Work to complete. Copy the records below exactly, leaving out every picture.

[Figure scripts]

--------------------------------------------------

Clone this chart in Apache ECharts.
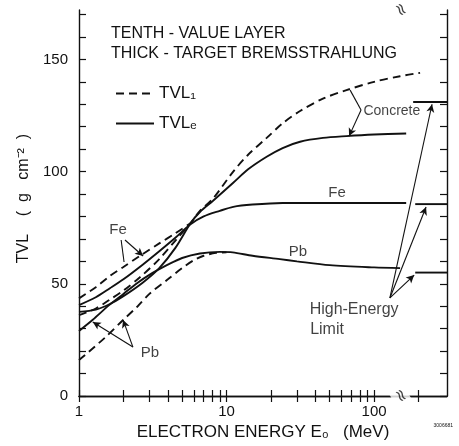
<!DOCTYPE html>
<html>
<head>
<meta charset="utf-8">
<script src="https://cdn.jsdelivr.net/npm/echarts@6/dist/echarts.min.js"></script>
<style>
html,body{margin:0;padding:0;background:#fff;}
#chart{width:459px;height:446px;}
</style>
</head>
<body>
<div id="chart"></div>
<script>
// ---- data (electron energy MeV, TVL g/cm^2) ----
const feTvl1 = [[1,43.5],[1.3,48.5],[1.62,53.5],[2,57.5],[2.6,62.5],[3.5,68],[4.5,72.5],[5.7,77]];
const feTvle = [[1,40.5],[1.3,44],[1.62,48],[2,52],[2.7,58.5],[3.5,64.5],[4.5,70.5],[5.7,76.5],[7,80],[9,82.5],[11.1,84.3],[15,85.3],[24,86],[50,86],[100,86],[165,86]];
const concreteTvl1 = [[1,36],[1.3,39],[1.62,43],[2,47],[2.6,53],[3.5,61],[4.6,70],[5.7,77],[6.6,82.5],[8.1,88],[11.1,100],[14,107.5],[18.7,115],[24,121.5],[31.5,127],[45,132.5],[65,136.3],[100,140],[150,142.5],[205,144]];
const concreteTvle = [[1,37.5],[1.3,38.5],[1.62,41],[2,44.5],[2.7,50.5],[3.5,57],[4.5,66],[5.7,77],[6.6,82],[8.1,87],[11.1,95],[14,101],[18.7,106.6],[24,110.5],[31.5,113.3],[45,115],[65,115.8],[100,116.5],[165,117]];
const pbTvl1 = [[1,16],[1.5,26],[2,34],[2.5,40],[3,45.5],[4,52],[5,57],[6,60.5],[7,62.5],[8.5,63.8],[10,64]];
const pbTvle = [[1,29],[1.24,34],[1.6,40.5],[2,45.5],[2.5,50.5],[3,54],[4,58.5],[5,61.5],[6.6,63.5],[9,64.2],[11,64],[15,62.5],[23,61],[30,60],[50,58.3],[100,57.3],[150,57]];
const limitConcrete = [[184,131],[312,131]];
const limitFe = [[190,85.5],[312,85.5]];
const limitPb = [[190,55],[312,55]];
const xTickValues = [1,2,3,4,5,6,7,8,9,10,20,30,40,50,60,70,80,90,100,200];
const xTickLabels = [1,10,100];
const yTickValues = [0,10,20,30,40,50,60,70,80,90,100,110,120,130,140,150,160,170];
const yTickLabels = [0,50,100,150];
const xRange = [1,312];
const yRange = [0,172];
const breakAt = 150;

const FONT = "'Liberation Sans', Arial, sans-serif";
const INK = '#111';

const chart = echarts.init(document.getElementById('chart'), null, {renderer:'canvas'});

function curve(name, data, dashed){
  return {
    type:'line', name:name, data:data, symbol:'none', smooth:0.3,
    lineStyle:{color:INK, width:1.9, type: dashed ? [8,5] : 'solid'},
    itemStyle:{color:INK}, silent:true, z:3
  };
}
function straight(data){
  return {type:'line', data:data, symbol:'none', lineStyle:{color:INK, width:1.9}, silent:true, z:3};
}
const axisCommonX = {
  type:'log', logBase:10, min:xRange[0], max:xRange[1],
  axisLine:{show:true, lineStyle:{color:INK, width:1.4}},
  axisTick:{show:true, inside:true, length:6, customValues:xTickValues, lineStyle:{color:INK, width:1.2}},
  splitLine:{show:false}, minorTick:{show:false}
};
const axisCommonY = {
  type:'value', min:yRange[0], max:yRange[1],
  axisLine:{show:true, lineStyle:{color:INK, width:1.4}},
  axisTick:{show:true, inside:true, length:7, customValues:yTickValues, lineStyle:{color:INK, width:1.2}},
  splitLine:{show:false}
};

function lbl(text, coord, size){
  return {value:coord, name:text,
    label:{show:true, position:'inside', formatter:'{b}', fontSize:size, fontFamily:FONT, color:INK}};
}

const option = {
  animation:false,
  backgroundColor:'#fff',
  grid:{left:79, right:12, top:10, bottom:50, containLabel:false},
  title:{
    text:'TENTH - VALUE LAYER\nTHICK - TARGET BREMSSTRAHLUNG',
    left:106, top:19, padding:5,
    textStyle:{fontFamily:FONT, fontSize:16, fontWeight:'normal', color:INK, lineHeight:20}
  },
  legend:{
    data:['TVL₁','TVLₑ'], orient:'vertical', left:110, top:80, padding:5,
    itemWidth:38, itemHeight:14, itemGap:13, selectedMode:false,
    itemStyle:{opacity:0},
    textStyle:{fontFamily:FONT, fontSize:17, color:INK}
  },
  xAxis:[
    Object.assign({}, axisCommonX, {
      position:'bottom',
      axisLabel:{show:true, customValues:xTickLabels, fontFamily:FONT, fontSize:15, color:INK, margin:8},
      name:'ELECTRON ENERGY E₀   (MeV)', nameLocation:'middle', nameGap:27,
      nameTextStyle:{fontFamily:FONT, fontSize:17, color:INK}
    }),
    Object.assign({}, axisCommonX, {position:'top', axisLabel:{show:false}})
  ],
  yAxis:[
    Object.assign({}, axisCommonY, {
      position:'left',
      axisLabel:{show:true, customValues:yTickLabels, fontFamily:FONT, fontSize:15, color:INK, margin:11},
      name:'  TVL    (  g   cm⁻²  )', nameLocation:'middle', nameGap:47, nameRotate:90,
      nameTextStyle:{fontFamily:FONT, fontSize:16, color:INK}
    }),
    Object.assign({}, axisCommonY, {position:'right', axisLabel:{show:false}})
  ],
  series:[
    curve('TVL₁', concreteTvl1, true),
    curve('TVLₑ', concreteTvle, false),
    curve('TVL₁', feTvl1, true),
    curve('TVLₑ', feTvle, false),
    curve('TVL₁', pbTvl1, true),
    curve('TVLₑ', pbTvle, false),
    straight(limitConcrete),
    straight(limitFe),
    straight(limitPb),
    {
      type:'scatter', symbolSize:1, itemStyle:{color:'rgba(0,0,0,0)'}, silent:true, z:5,
      data:[
        lbl('Fe', [1.84,74], 15),
        lbl('Pb', [3.03,19.2], 15),
        lbl('Fe', [56.1,90.4], 15),
        lbl('Pb', [30.5,64.1], 15),
        lbl('Concrete', [132,127], 14),
        lbl('High-Energy', [73.2,38.3], 16),
        lbl('Limit', [48,29.4], 16)
      ]
    },
    {
      type:'scatter', symbolSize:1, itemStyle:{color:'rgba(0,0,0,0)'}, silent:true, z:6, clip:false,
      data:[[breakAt, yRange[0]],[breakAt, yRange[1]]],
      label:{show:true, position:'inside', formatter:()=>'≈', fontSize:17, color:INK, rotate:-60,
        backgroundColor:'#fff', padding:[0,1,0,1], fontFamily:"'DejaVu Sans', sans-serif"}
    },
    {
      type:'line', data:[], silent:true, z:4,
      markLine:{
        silent:true, animation:false, symbol:['none','arrow'], symbolSize:[6,8],
        label:{show:false}, lineStyle:{color:INK, width:1.1, type:'solid'},
        emphasis:{disabled:true},
        data:[
          [{coord:[1.93,69.5]},{coord:[2.02,59.7], symbol:'none'}],
          [{coord:[2.05,69.5]},{coord:[2.72,62.4]}],
          [{coord:[2.32,21.8]},{coord:[1.24,33]}],
          [{coord:[2.32,21.8]},{coord:[1.99,33.9]}],
          [{coord:[68.8,136.3]},{coord:[81.6,127.4], symbol:'none'}],
          [{coord:[81.6,127.4]},{coord:[67.7,115.8]}],
          [{coord:[128,43.7]},{coord:[247,130]}],
          [{coord:[128,43.7]},{coord:[225,84.2]}],
          [{coord:[128,43.7]},{coord:[187,53.9]}]
        ]
      }
    }
  ],
  graphic:[
    {type:'text', right:6, bottom:18, style:{text:'3006681', fontSize:5, fill:INK, fontFamily:FONT}}
  ]
};
chart.setOption(option);
</script>
</body>
</html>
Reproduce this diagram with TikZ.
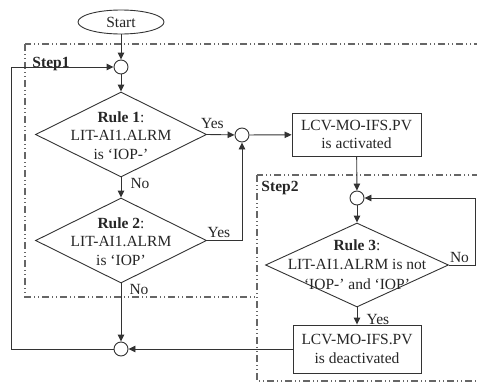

--------------------------------------------------

Answer for the task.
Clone this chart in Apache ECharts.
<!DOCTYPE html>
<html>
<head>
<meta charset="utf-8">
<script src="https://cdn.jsdelivr.net/npm/echarts@6/dist/echarts.min.js"></script>
<style>
html,body{margin:0;padding:0;background:#fff;}
#chart{width:459px;height:446px;}
</style>
</head>
<body>
<div id="chart"></div>
<script>
// ---- data (electron energy MeV, TVL g/cm^2) ----
const feTvl1 = [[1,43.5],[1.3,48.5],[1.62,53.5],[2,57.5],[2.6,62.5],[3.5,68],[4.5,72.5],[5.7,77]];
const feTvle = [[1,40.5],[1.3,44],[1.62,48],[2,52],[2.7,58.5],[3.5,64.5],[4.5,70.5],[5.7,76.5],[7,80],[9,82.5],[11.1,84.3],[15,85.3],[24,86],[50,86],[100,86],[165,86]];
const concreteTvl1 = [[1,36],[1.3,39],[1.62,43],[2,47],[2.6,53],[3.5,61],[4.6,70],[5.7,77],[6.6,82.5],[8.1,88],[11.1,100],[14,107.5],[18.7,115],[24,121.5],[31.5,127],[45,132.5],[65,136.3],[100,140],[150,142.5],[205,144]];
const concreteTvle = [[1,37.5],[1.3,38.5],[1.62,41],[2,44.5],[2.7,50.5],[3.5,57],[4.5,66],[5.7,77],[6.6,82],[8.1,87],[11.1,95],[14,101],[18.7,106.6],[24,110.5],[31.5,113.3],[45,115],[65,115.8],[100,116.5],[165,117]];
const pbTvl1 = [[1,16],[1.5,26],[2,34],[2.5,40],[3,45.5],[4,52],[5,57],[6,60.5],[7,62.5],[8.5,63.8],[10,64]];
const pbTvle = [[1,29],[1.24,34],[1.6,40.5],[2,45.5],[2.5,50.5],[3,54],[4,58.5],[5,61.5],[6.6,63.5],[9,64.2],[11,64],[15,62.5],[23,61],[30,60],[50,58.3],[100,57.3],[150,57]];
const limitConcrete = [[184,131],[312,131]];
const limitFe = [[190,85.5],[312,85.5]];
const limitPb = [[190,55],[312,55]];
const xTickValues = [1,2,3,4,5,6,7,8,9,10,20,30,40,50,60,70,80,90,100,200];
const xTickLabels = [1,10,100];
const yTickValues = [0,10,20,30,40,50,60,70,80,90,100,110,120,130,140,150,160,170];
const yTickLabels = [0,50,100,150];
const xRange = [1,312];
const yRange = [0,172];
const breakAt = 150;

const FONT = "'Liberation Sans', Arial, sans-serif";
const INK = '#111';

const chart = echarts.init(document.getElementById('chart'), null, {renderer:'canvas'});

function curve(name, data, dashed){
  return {
    type:'line', name:name, data:data, symbol:'none', smooth:0.3,
    lineStyle:{color:INK, width:1.9, type: dashed ? [8,5] : 'solid'},
    itemStyle:{color:INK}, silent:true, z:3
  };
}
function straight(data){
  return {type:'line', data:data, symbol:'none', lineStyle:{color:INK, width:1.9}, silent:true, z:3};
}
const axisCommonX = {
  type:'log', logBase:10, min:xRange[0], max:xRange[1],
  axisLine:{show:true, lineStyle:{color:INK, width:1.4}},
  axisTick:{show:true, inside:true, length:6, customValues:xTickValues, lineStyle:{color:INK, width:1.2}},
  splitLine:{show:false}, minorTick:{show:false}
};
const axisCommonY = {
  type:'value', min:yRange[0], max:yRange[1],
  axisLine:{show:true, lineStyle:{color:INK, width:1.4}},
  axisTick:{show:true, inside:true, length:7, customValues:yTickValues, lineStyle:{color:INK, width:1.2}},
  splitLine:{show:false}
};

function lbl(text, coord, size){
  return {value:coord, name:text,
    label:{show:true, position:'inside', formatter:'{b}', fontSize:size, fontFamily:FONT, color:INK}};
}

const option = {
  animation:false,
  backgroundColor:'#fff',
  grid:{left:79, right:12, top:10, bottom:50, containLabel:false},
  title:{
    text:'TENTH - VALUE LAYER\nTHICK - TARGET BREMSSTRAHLUNG',
    left:106, top:19, padding:5,
    textStyle:{fontFamily:FONT, fontSize:16, fontWeight:'normal', color:INK, lineHeight:20}
  },
  legend:{
    data:['TVL₁','TVLₑ'], orient:'vertical', left:110, top:80, padding:5,
    itemWidth:38, itemHeight:14, itemGap:13, selectedMode:false,
    itemStyle:{opacity:0},
    textStyle:{fontFamily:FONT, fontSize:17, color:INK}
  },
  xAxis:[
    Object.assign({}, axisCommonX, {
      position:'bottom',
      axisLabel:{show:true, customValues:xTickLabels, fontFamily:FONT, fontSize:15, color:INK, margin:8},
      name:'ELECTRON ENERGY E₀   (MeV)', nameLocation:'middle', nameGap:27,
      nameTextStyle:{fontFamily:FONT, fontSize:17, color:INK}
    }),
    Object.assign({}, axisCommonX, {position:'top', axisLabel:{show:false}})
  ],
  yAxis:[
    Object.assign({}, axisCommonY, {
      position:'left',
      axisLabel:{show:true, customValues:yTickLabels, fontFamily:FONT, fontSize:15, color:INK, margin:11},
      name:'  TVL    (  g   cm⁻²  )', nameLocation:'middle', nameGap:47, nameRotate:90,
      nameTextStyle:{fontFamily:FONT, fontSize:16, color:INK}
    }),
    Object.assign({}, axisCommonY, {position:'right', axisLabel:{show:false}})
  ],
  series:[
    curve('TVL₁', concreteTvl1, true),
    curve('TVLₑ', concreteTvle, false),
    curve('TVL₁', feTvl1, true),
    curve('TVLₑ', feTvle, false),
    curve('TVL₁', pbTvl1, true),
    curve('TVLₑ', pbTvle, false),
    straight(limitConcrete),
    straight(limitFe),
    straight(limitPb),
    {
      type:'scatter', symbolSize:1, itemStyle:{color:'rgba(0,0,0,0)'}, silent:true, z:5,
      data:[
        lbl('Fe', [1.84,74], 15),
        lbl('Pb', [3.03,19.2], 15),
        lbl('Fe', [56.1,90.4], 15),
        lbl('Pb', [30.5,64.1], 15),
        lbl('Concrete', [132,127], 14),
        lbl('High-Energy', [73.2,38.3], 16),
        lbl('Limit', [48,29.4], 16)
      ]
    },
    {
      type:'scatter', symbolSize:1, itemStyle:{color:'rgba(0,0,0,0)'}, silent:true, z:6, clip:false,
      data:[[breakAt, yRange[0]],[breakAt, yRange[1]]],
      label:{show:true, position:'inside', formatter:()=>'≈', fontSize:17, color:INK, rotate:-60,
        backgroundColor:'#fff', padding:[0,1,0,1], fontFamily:"'DejaVu Sans', sans-serif"}
    },
    {
      type:'line', data:[], silent:true, z:4,
      markLine:{
        silent:true, animation:false, symbol:['none','arrow'], symbolSize:[6,8],
        label:{show:false}, lineStyle:{color:INK, width:1.1, type:'solid'},
        emphasis:{disabled:true},
        data:[
          [{coord:[1.93,69.5]},{coord:[2.02,59.7], symbol:'none'}],
          [{coord:[2.05,69.5]},{coord:[2.72,62.4]}],
          [{coord:[2.32,21.8]},{coord:[1.24,33]}],
          [{coord:[2.32,21.8]},{coord:[1.99,33.9]}],
          [{coord:[68.8,136.3]},{coord:[81.6,127.4], symbol:'none'}],
          [{coord:[81.6,127.4]},{coord:[67.7,115.8]}],
          [{coord:[128,43.7]},{coord:[247,130]}],
          [{coord:[128,43.7]},{coord:[225,84.2]}],
          [{coord:[128,43.7]},{coord:[187,53.9]}]
        ]
      }
    }
  ],
  graphic:[
    {type:'text', right:6, bottom:18, style:{text:'3006681', fontSize:5, fill:INK, fontFamily:FONT}}
  ]
};
chart.setOption(option);
</script>
</body>
</html>
Reproduce this diagram with TikZ.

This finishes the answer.